---------- DATA PROVIDED
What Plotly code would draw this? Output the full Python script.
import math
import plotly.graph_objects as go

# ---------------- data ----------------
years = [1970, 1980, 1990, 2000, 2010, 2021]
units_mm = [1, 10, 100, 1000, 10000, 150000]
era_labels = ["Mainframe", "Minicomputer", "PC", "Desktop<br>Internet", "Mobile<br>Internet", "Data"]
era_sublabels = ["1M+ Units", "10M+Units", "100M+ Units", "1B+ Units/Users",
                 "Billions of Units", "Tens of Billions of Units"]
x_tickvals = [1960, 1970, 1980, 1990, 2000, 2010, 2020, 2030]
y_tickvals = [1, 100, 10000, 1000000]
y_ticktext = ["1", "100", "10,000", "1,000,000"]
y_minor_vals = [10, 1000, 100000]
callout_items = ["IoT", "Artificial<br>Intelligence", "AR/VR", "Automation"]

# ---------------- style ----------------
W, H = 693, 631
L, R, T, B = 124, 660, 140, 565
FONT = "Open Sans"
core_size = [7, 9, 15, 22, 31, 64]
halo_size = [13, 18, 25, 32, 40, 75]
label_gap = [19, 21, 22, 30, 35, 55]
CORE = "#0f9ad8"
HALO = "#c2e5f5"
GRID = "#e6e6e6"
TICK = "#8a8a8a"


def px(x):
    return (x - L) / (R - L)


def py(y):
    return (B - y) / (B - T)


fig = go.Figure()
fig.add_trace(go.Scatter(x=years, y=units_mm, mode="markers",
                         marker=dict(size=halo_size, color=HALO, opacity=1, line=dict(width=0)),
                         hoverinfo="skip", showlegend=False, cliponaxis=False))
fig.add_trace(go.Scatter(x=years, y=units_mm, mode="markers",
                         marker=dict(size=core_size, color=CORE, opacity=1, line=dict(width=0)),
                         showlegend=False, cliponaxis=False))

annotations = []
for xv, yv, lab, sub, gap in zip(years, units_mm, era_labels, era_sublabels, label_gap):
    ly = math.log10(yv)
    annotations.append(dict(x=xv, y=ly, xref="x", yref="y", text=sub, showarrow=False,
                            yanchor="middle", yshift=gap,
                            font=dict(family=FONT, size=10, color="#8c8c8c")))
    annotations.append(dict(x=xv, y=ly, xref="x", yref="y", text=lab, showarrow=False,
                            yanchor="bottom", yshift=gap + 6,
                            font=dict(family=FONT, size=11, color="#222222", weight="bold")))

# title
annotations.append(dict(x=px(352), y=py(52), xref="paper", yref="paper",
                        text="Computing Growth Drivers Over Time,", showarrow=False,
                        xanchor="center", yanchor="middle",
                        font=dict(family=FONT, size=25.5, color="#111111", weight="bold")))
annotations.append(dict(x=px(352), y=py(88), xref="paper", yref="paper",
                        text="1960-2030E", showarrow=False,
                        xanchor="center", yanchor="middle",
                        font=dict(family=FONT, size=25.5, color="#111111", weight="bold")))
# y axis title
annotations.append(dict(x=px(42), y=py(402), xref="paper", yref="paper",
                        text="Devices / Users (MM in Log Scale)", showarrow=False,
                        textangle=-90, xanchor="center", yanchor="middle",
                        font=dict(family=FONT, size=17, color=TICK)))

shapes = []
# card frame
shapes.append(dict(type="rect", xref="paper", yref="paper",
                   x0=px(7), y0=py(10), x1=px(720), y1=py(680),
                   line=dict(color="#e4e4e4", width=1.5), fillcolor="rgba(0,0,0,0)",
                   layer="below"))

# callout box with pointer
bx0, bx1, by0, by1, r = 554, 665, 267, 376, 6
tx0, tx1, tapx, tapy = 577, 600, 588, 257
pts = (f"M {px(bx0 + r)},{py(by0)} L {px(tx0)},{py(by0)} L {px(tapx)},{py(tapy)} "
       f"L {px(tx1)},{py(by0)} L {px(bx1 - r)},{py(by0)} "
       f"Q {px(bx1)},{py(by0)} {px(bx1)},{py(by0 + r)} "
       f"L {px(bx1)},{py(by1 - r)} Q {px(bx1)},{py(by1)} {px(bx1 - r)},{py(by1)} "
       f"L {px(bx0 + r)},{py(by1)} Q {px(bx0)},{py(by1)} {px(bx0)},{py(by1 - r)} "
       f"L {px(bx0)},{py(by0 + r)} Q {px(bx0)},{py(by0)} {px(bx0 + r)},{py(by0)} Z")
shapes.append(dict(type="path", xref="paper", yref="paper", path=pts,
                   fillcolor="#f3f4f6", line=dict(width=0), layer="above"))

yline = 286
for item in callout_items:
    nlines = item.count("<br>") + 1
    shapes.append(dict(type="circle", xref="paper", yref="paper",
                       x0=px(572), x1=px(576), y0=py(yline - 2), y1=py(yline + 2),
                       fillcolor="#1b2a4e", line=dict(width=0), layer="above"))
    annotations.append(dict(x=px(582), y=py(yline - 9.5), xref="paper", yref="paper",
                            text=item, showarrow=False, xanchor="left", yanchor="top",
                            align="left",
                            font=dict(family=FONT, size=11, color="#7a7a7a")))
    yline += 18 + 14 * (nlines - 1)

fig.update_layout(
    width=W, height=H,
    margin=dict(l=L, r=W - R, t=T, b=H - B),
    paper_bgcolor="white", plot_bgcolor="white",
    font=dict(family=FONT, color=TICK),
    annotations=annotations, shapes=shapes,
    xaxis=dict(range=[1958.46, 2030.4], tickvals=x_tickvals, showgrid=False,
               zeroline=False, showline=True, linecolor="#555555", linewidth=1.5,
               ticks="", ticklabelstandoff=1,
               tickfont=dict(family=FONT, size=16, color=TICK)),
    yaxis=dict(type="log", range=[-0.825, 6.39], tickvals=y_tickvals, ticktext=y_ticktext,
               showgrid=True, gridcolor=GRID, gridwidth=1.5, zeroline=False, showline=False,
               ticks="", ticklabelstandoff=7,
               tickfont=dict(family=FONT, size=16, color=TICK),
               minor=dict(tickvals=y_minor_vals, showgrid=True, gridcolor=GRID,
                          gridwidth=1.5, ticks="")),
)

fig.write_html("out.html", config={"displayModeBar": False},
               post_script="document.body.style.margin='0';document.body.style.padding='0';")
--------------------
• [INSTRUCTIONS FOR THE TASK]: Please give an exact restatement of only the lines from the beginning of the material above to the line with "return (B - y) / (B - T)", inclusive.

• [RESPONSE BELOW]:
What Plotly code would draw this? Output the full Python script.
import math
import plotly.graph_objects as go

# ---------------- data ----------------
years = [1970, 1980, 1990, 2000, 2010, 2021]
units_mm = [1, 10, 100, 1000, 10000, 150000]
era_labels = ["Mainframe", "Minicomputer", "PC", "Desktop<br>Internet", "Mobile<br>Internet", "Data"]
era_sublabels = ["1M+ Units", "10M+Units", "100M+ Units", "1B+ Units/Users",
                 "Billions of Units", "Tens of Billions of Units"]
x_tickvals = [1960, 1970, 1980, 1990, 2000, 2010, 2020, 2030]
y_tickvals = [1, 100, 10000, 1000000]
y_ticktext = ["1", "100", "10,000", "1,000,000"]
y_minor_vals = [10, 1000, 100000]
callout_items = ["IoT", "Artificial<br>Intelligence", "AR/VR", "Automation"]

# ---------------- style ----------------
W, H = 693, 631
L, R, T, B = 124, 660, 140, 565
FONT = "Open Sans"
core_size = [7, 9, 15, 22, 31, 64]
halo_size = [13, 18, 25, 32, 40, 75]
label_gap = [19, 21, 22, 30, 35, 55]
CORE = "#0f9ad8"
HALO = "#c2e5f5"
GRID = "#e6e6e6"
TICK = "#8a8a8a"


def px(x):
    return (x - L) / (R - L)


def py(y):
    return (B - y) / (B - T)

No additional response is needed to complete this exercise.